I adapted the game rules to allow a player to play what they want. I think this is very important. I run a game for kids, I can’t really have them running around as paid assassins, I’m sure their parents wouldn’t like that. But holy warriors for the temple of a good god, carrying out their divine will and smiting evil? That’s cool. I want to let the players explore the game, if a class can’t be used in my game for some reason I can reskin it to make it acceptable so the player can get access to the class.

I think that’s the way you do this.

The game is not “all combat”, nary a sword was unsheathed or a spell was cast in aggression in this adventure. It was two hours of information gathering, alliances with representatives of factions and exploration.

I used my players to get ideas rather than planning them out myself. I started with bare bones (there are undead in the city!) and each step of their investigation inspired me to a new piece of the puzzle in real time. They now have a potential conspiracy theory, an faction on their side in the temples of Athena and Artemis, and a direction for their next few sessions. All of this was done in real time during the session.
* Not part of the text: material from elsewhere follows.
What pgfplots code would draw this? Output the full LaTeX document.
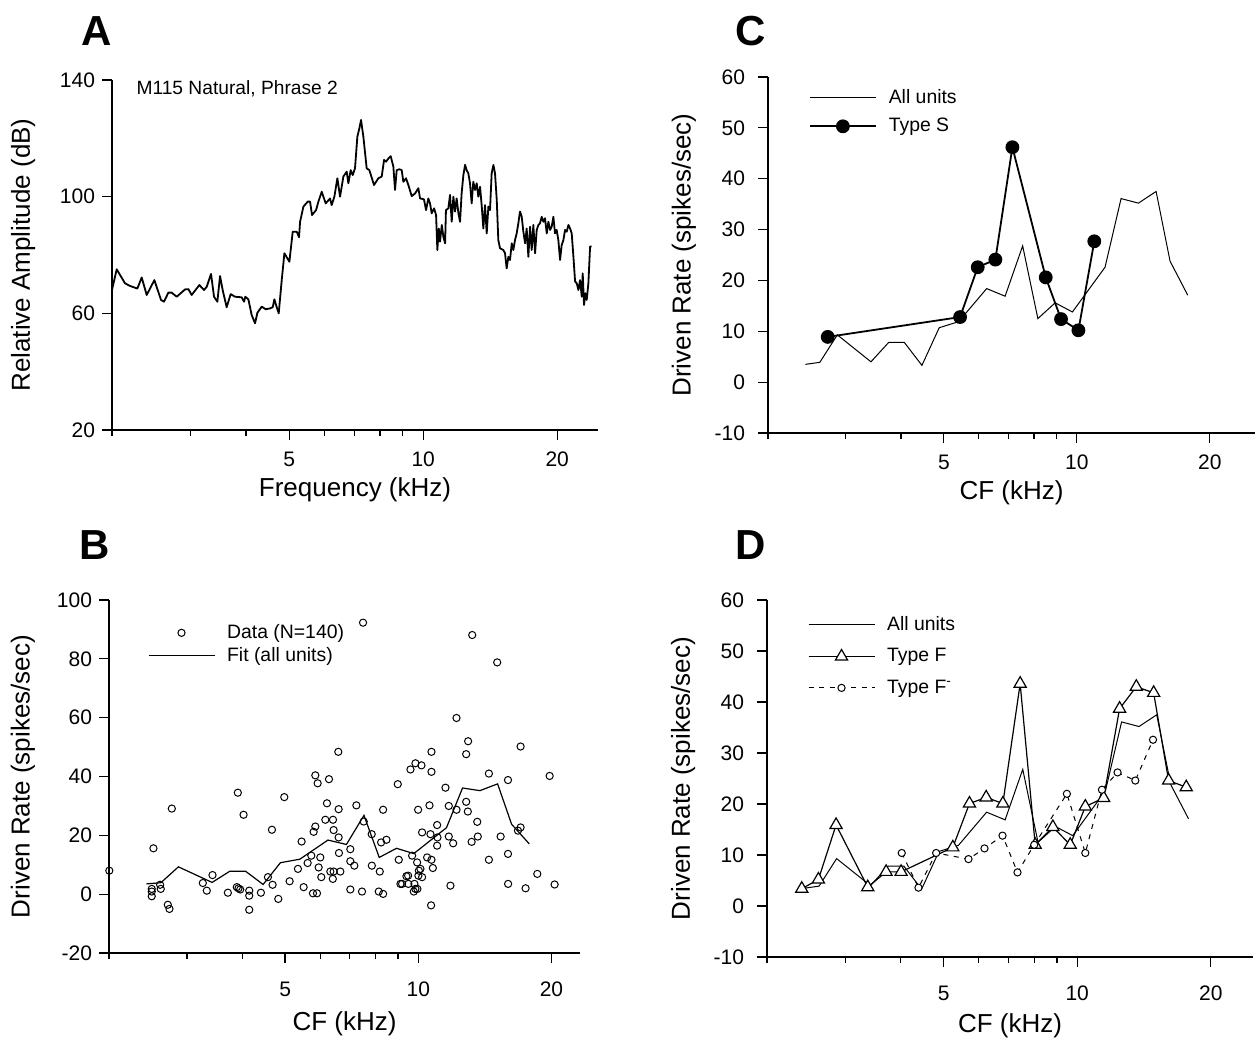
\documentclass[border=0pt]{standalone}
\usepackage{fontspec}
\setmainfont{Liberation Sans}
\usepackage{pgfplots}
\usepackage{pgfplotstable}
\pgfplotsset{compat=1.18}

% population fit shared by panels B, C, D
\pgfplotstableread{
f v
2.43 3.5
2.62 3.9
2.87 9.3
3.42 4.0
3.75 7.8
4.07 7.8
4.46 3.3
4.88 10.7
5.40 11.9
6.25 18.4
6.88 16.9
7.54 26.8
8.16 12.5
8.93 15.6
9.77 13.8
11.58 22.6
12.59 36.1
13.78 35.2
15.11 37.5
16.25 23.8
17.82 17.1
}\allunits

\pgfplotsset{
  every axis/.append style={
    scale only axis, clip=false,
    axis x line=bottom, axis y line=left,
    axis line style={-, line width=0.6pt},
    xtick={5,10,20}, xticklabels={5,10,20},
    minor xtick={2,3,4,6,7,8,9},
    tick align=outside,
    major tick length=5pt, minor tick length=3pt,
    tick style={black, line width=0.6pt},
    tick label style={font=\fontsize{10.5}{12}\selectfont},
    label style={font=\fontsize{13}{15}\selectfont},
    legend cell align=left,
    legend style={draw=none, fill=none, column sep=4pt, font=\fontsize{9.7}{11}\selectfont},
    legend image code/.code={\draw[mark repeat=2,mark phase=2,#1] plot coordinates {(0pt,0pt) (16.5pt,0pt) (33pt,0pt)};},
  },
}
\pgfplotsset{/pgf/number format/assume math mode=true}

\begin{document}
\begin{tikzpicture}
\useasboundingbox (0,0) rectangle (628.5pt,-520.5pt);

\node[font=\fontsize{21}{24}\selectfont\bfseries] at (48.5pt,-15.5pt) {A};
\node[font=\fontsize{21}{24}\selectfont\bfseries] at (47.5pt,-272.5pt) {B};
\node[font=\fontsize{21}{24}\selectfont\bfseries] at (375.5pt,-15.5pt) {C};
\node[font=\fontsize{21}{24}\selectfont\bfseries] at (375.5pt,-272.5pt) {D};

% ---------- A: spectrum
\begin{semilogxaxis}[at={(56pt,-215pt)}, anchor=south west,
  width=243pt, height=175pt, xmin=2, xmax=24.7,
  ymin=20, ymax=140, ytick={20,60,100,140},
  xticklabel style={yshift=-2.5pt},
  xlabel={Frequency (kHz)}, ylabel={Relative Amplitude (dB)},
  xlabel style={at={(axis description cs:0.5,-0.171)}, anchor=center},
  ylabel style={at={(axis description cs:-0.183,0.5)}, anchor=center}]
\addplot[black, line width=0.9pt, line join=round] coordinates {
(2.000,68.0) (2.049,75.1) (2.139,70.3) (2.195,69.4) (2.280,68.5) (2.332,72.3)
(2.393,66.3) (2.490,71.4) (2.577,64.6) (2.617,64.0) (2.677,67.1) (2.723,67.1)
(2.795,65.7) (2.918,68.2) (2.969,68.3) (3.020,66.3) (3.142,69.7) (3.219,68.0)
(3.264,69.1) (3.338,73.5) (3.390,65.7) (3.449,64.0) (3.497,72.8) (3.545,68.0)
(3.619,62.1) (3.695,66.6) (3.779,65.7) (3.911,65.5) (3.959,64.0) (3.986,65.7)
(4.049,64.8) (4.119,59.4) (4.191,56.6) (4.242,60.2) (4.338,62.3) (4.429,61.4)
(4.529,61.7) (4.592,62.1) (4.632,64.8) (4.688,62.1) (4.737,60.0) (4.811,71.4)
(4.878,80.6) (5.005,77.7) (5.093,88.0) (5.199,88.0) (5.262,86.1) (5.290,91.4)
(5.382,96.6) (5.504,98.3) (5.570,98.3) (5.628,93.7) (5.746,95.4) (5.816,98.3)
(5.917,101.7) (6.040,97.7) (6.177,99.4) (6.230,97.1) (6.317,100.0) (6.416,106.3)
(6.505,100.0) (6.618,106.9) (6.733,108.6) (6.791,104.6) (6.874,109.1) (6.945,107.4)
(7.029,109.7) (7.115,120.6) (7.189,123.4) (7.251,126.3) (7.339,120.6) (7.467,109.7)
(7.571,109.1) (7.755,104.0) (7.931,106.3) (8.069,106.9) (8.168,112.6) (8.252,112.0)
(8.353,113.1) (8.454,113.9) (8.571,110.3) (8.645,102.3) (8.720,109.1) (8.841,109.4)
(8.949,109.1) (9.026,105.1) (9.151,106.3) (9.262,104.0) (9.423,100.2) (9.588,101.1)
(9.754,102.9) (9.840,99.4) (10.04,99.1) (10.15,95.4) (10.27,99.4) (10.36,97.7)
(10.45,94.3) (10.58,96.0) (10.69,93.7) (10.76,81.7) (10.84,89.1) (10.91,84.6)
(11.01,90.3) (11.10,86.3) (11.20,84.0) (11.25,95.4) (11.39,96.0) (11.49,100.6)
(11.59,91.4) (11.69,100.0) (11.79,94.9) (11.89,99.4) (12.00,94.3) (12.10,91.4)
(12.20,101.1) (12.31,107.4) (12.42,110.9) (12.52,109.1) (12.63,108.0) (12.74,104.6)
(12.85,97.7) (12.96,105.1) (13.08,102.3) (13.19,104.6) (13.30,100.0) (13.42,103.4)
(13.54,96.6) (13.65,89.1) (13.77,97.1) (13.89,87.4) (14.01,96.6) (14.13,95.4)
(14.25,108.0) (14.38,110.9) (14.50,108.0) (14.63,98.9) (14.75,85.1) (14.88,82.3)
(15.14,81.7) (15.27,80.6) (15.40,75.4) (15.54,79.4) (15.67,78.3) (15.81,84.0)
(15.94,81.7) (16.08,85.1) (16.22,87.4) (16.36,90.9) (16.50,94.9) (16.65,93.1)
(16.79,88.0) (16.94,84.0) (17.08,89.1) (17.23,79.4) (17.38,89.7) (17.53,81.7)
(17.68,90.3) (17.84,80.6) (17.99,88.6) (18.15,90.3) (18.30,90.9) (18.46,93.1)
(18.62,91.4) (18.78,92.6) (18.95,87.4) (19.11,91.4) (19.28,88.6) (19.44,89.7)
(19.61,93.1) (19.78,87.4) (19.95,88.6) (20.12,85.1) (20.30,78.3) (20.47,83.4)
(20.65,85.1) (20.83,88.6) (21.01,88.0) (21.19,90.3) (21.38,89.1) (21.56,87.4)
(21.75,79.4) (21.94,70.9) (22.13,70.3) (22.32,68.0) (22.51,71.4) (22.71,65.7)
(22.82,73.7) (22.98,62.9) (23.14,66.9) (23.30,64.6) (23.50,70.3) (23.71,82.9)
(23.91,82.9)
};
\node[anchor=west, font=\fontsize{9.6}{11}\selectfont] at (axis description cs:0.036,0.974) {M115 Natural, Phrase 2};
\end{semilogxaxis}

% ---------- C: type S
\begin{semilogxaxis}[at={(384pt,-216.5pt)}, anchor=south west,
  width=243.5pt, height=178pt, xmin=2, xmax=25.3,
  ymin=-10, ymax=60, ytick={-10,0,...,60},
  xticklabel style={yshift=-2.5pt}, yticklabel style={xshift=-3pt},
  xlabel={CF (kHz)}, ylabel={Driven Rate (spikes/sec)},
  xlabel style={at={(axis description cs:0.5,-0.169)}, anchor=center},
  ylabel style={at={(axis description cs:-0.1725,0.5)}, anchor=center},
  legend style={at={(axis description cs:0.071,0.99)}, anchor=north west, row sep=2pt}]
\addplot[black, line width=0.5pt] table[x=f, y=v] {\allunits};
\addlegendentry{All units}
\addplot[black, line width=0.9pt, mark=*, mark size=3pt] coordinates {
(2.730,8.9) (5.440,12.8) (5.965,22.6) (6.540,24.1) (7.146,46.2)
(8.502,20.6) (9.208,12.4) (10.08,10.2) (10.95,27.7)
};
\addlegendentry{Type S}
\end{semilogxaxis}

% ---------- B: all units
\begin{semilogxaxis}[at={(54.5pt,-476.5pt)}, anchor=south west,
  width=235.5pt, height=176.5pt, xmin=2, xmax=23.2,
  ymin=-20, ymax=100, ytick={-20,0,...,100},
  xticklabel style={yshift=-6pt},
  xlabel={CF (kHz)}, ylabel={Driven Rate (spikes/sec)},
  xlabel style={at={(axis description cs:0.5,-0.2)}, anchor=center},
  ylabel style={at={(axis description cs:-0.1826,0.5)}, anchor=center},
  legend style={at={(axis description cs:0.069,0.955)}, anchor=north west, row sep=-1pt}]
\addplot[black, only marks, mark=o, mark size=1.8pt, line width=0.5pt] table {
f v
2.003 8.0
2.520 15.6
2.498 1.8
2.498 0.9
2.498 -0.7
2.618 1.8
2.609 3.2
2.716 -3.6
2.739 -5.0
2.773 29.1
3.259 3.8
3.327 1.2
3.427 6.5
3.712 0.5
3.910 34.5
3.890 2.4
3.924 2.0
3.959 1.6
4.028 27.0
4.149 1.2
4.149 -0.5
4.149 -5.3
4.409 0.5
4.573 5.8
4.669 21.9
4.685 3.2
4.826 -1.6
4.979 33.0
5.119 4.4
5.346 8.6
5.449 17.9
5.507 2.4
5.622 10.6
5.731 13.1
5.781 0.3
5.903 0.3
5.801 21.2
5.852 23.0
5.852 40.4
5.923 37.7
5.954 9.1
6.006 12.5
6.037 5.8
6.165 25.3
6.218 30.9
6.283 39.1
6.327 7.7
6.415 25.3
6.410 5.2
6.437 7.7
6.437 21.8
6.596 48.4
6.607 28.9
6.607 19.3
6.618 14.0
6.665 7.7
7.022 15.3
7.022 11.2
7.022 1.6
7.170 9.7
7.245 30.2
7.462 0.9
7.502 92.3
7.528 24.7
7.848 20.4
7.853 9.7
8.141 0.9
8.327 0.1
8.184 7.7
8.241 17.6
8.473 18.5
8.327 28.7
8.987 37.4
9.034 11.7
9.113 3.5
9.192 3.5
9.484 6.3
9.497 3.5
9.400 6.1
9.800 3.5
9.601 42.4
9.684 13.1
9.768 0.9
9.853 44.5
10.166 43.8
9.939 10.8
9.953 1.8
9.850 1.8
9.991 28.7
10.005 6.3
10.030 8.0
10.112 8.6
10.200 21.0
10.200 5.8
10.71 48.4
10.71 41.6
10.60 30.2
10.655 20.4
10.47 12.5
10.71 11.7
10.787 8.9
10.69 -3.8
11.03 23.5
11.05 19.3
11.03 16.5
11.52 36.2
11.72 30.0
11.72 19.6
11.82 2.9
11.99 17.3
12.20 28.7
12.20 59.9
12.83 31.4
12.94 28.1
12.96 52.0
12.83 47.6
13.24 88.1
13.20 17.8
13.59 24.6
13.63 19.6
14.44 41.0
14.44 11.7
15.08 78.8
15.35 19.6
15.95 38.8
15.95 13.7
15.96 3.5
16.80 21.6
17.03 22.7
17.03 50.2
17.48 2.0
18.58 6.9
19.81 40.2
20.33 3.3
};
\addlegendentry{Data (N=140)}
\addplot[black, line width=0.6pt] table[x=f, y=v] {\allunits};
\addlegendentry{Fit (all units)}
\end{semilogxaxis}

% ---------- D: type F and F-
\begin{semilogxaxis}[at={(383.5pt,-478.5pt)}, anchor=south west,
  width=243pt, height=178.5pt, xmin=2, xmax=24.9,
  ymin=-10, ymax=60, ytick={-10,0,...,60},
  xticklabel style={yshift=-6pt}, yticklabel style={xshift=-3pt},
  xlabel={CF (kHz)}, ylabel={Driven Rate (spikes/sec)},
  xlabel style={at={(axis description cs:0.5,-0.192)}, anchor=center},
  ylabel style={at={(axis description cs:-0.1728,0.5)}, anchor=center},
  legend style={at={(axis description cs:0.071,0.978)}, anchor=north west, row sep=3.5pt}]
\addplot[black, line width=0.5pt] table[x=f, y=v] {\allunits};
\addlegendentry{All units}
\addplot[black, line width=0.6pt, mark=triangle*, mark size=3.5pt, mark options={fill=white}] coordinates {
(2.395,3.4) (2.611,5.2) (2.862,15.9) (3.373,3.7) (3.710,6.7) (4.010,6.7)
(5.245,11.5) (5.718,20.1) (6.235,21.3) (6.800,20.1) (7.438,43.6) (8.042,12.0)
(8.814,15.5) (9.645,12.0) (10.43,19.5) (11.47,21.2) (12.46,38.7) (13.59,43.0)
(14.87,41.8) (16.07,24.6) (17.61,23.3)
};
\addlegendentry{Type F}
\addplot[black, line width=0.5pt, dash pattern=on 2.5pt off 2.8pt, mark=*, mark size=1.8pt, mark options={solid, fill=white}] coordinates {
(4.024,10.4) (4.388,3.6) (4.810,10.4) (5.689,9.2) (6.181,11.3) (6.788,13.8)
(7.337,6.6) (8.000,12.0) (9.479,22.0) (10.43,10.4) (11.37,22.8) (12.33,26.2)
(13.52,24.6) (14.82,32.6)
};
\addlegendentry{Type F\textsuperscript{-}}
\end{semilogxaxis}
\end{tikzpicture}
\end{document}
The tarot cards have also given me inspiration to fill this out, they will be going to the astrologers, so she is involved in some way, they will also have to encounter wealth in some way as the “face” of the undead they seek. I have a week to come up with ideas, you don't need to sort everything out ahead of time or on the spot.

I let the dice stand. There were many places where I could have interfered to make this “easier” or “harder”, but instead I let the dice surprise the players and me. By doing this the adventure unfolded before me without a lot of work on my part. Success was not “automatic” or by “DM fiat” as the dice did a lot of the decision making, and if you look there were many successful and unsuccessful rolls in the session, each one forced both the PCs and me to adapt.

This sort of organic, back and forth reaction based play drives the session and keeps it fresh, challenging and exciting to everyone.

This is what OSR style D&D looks like, it’s fun, open ended and challenging.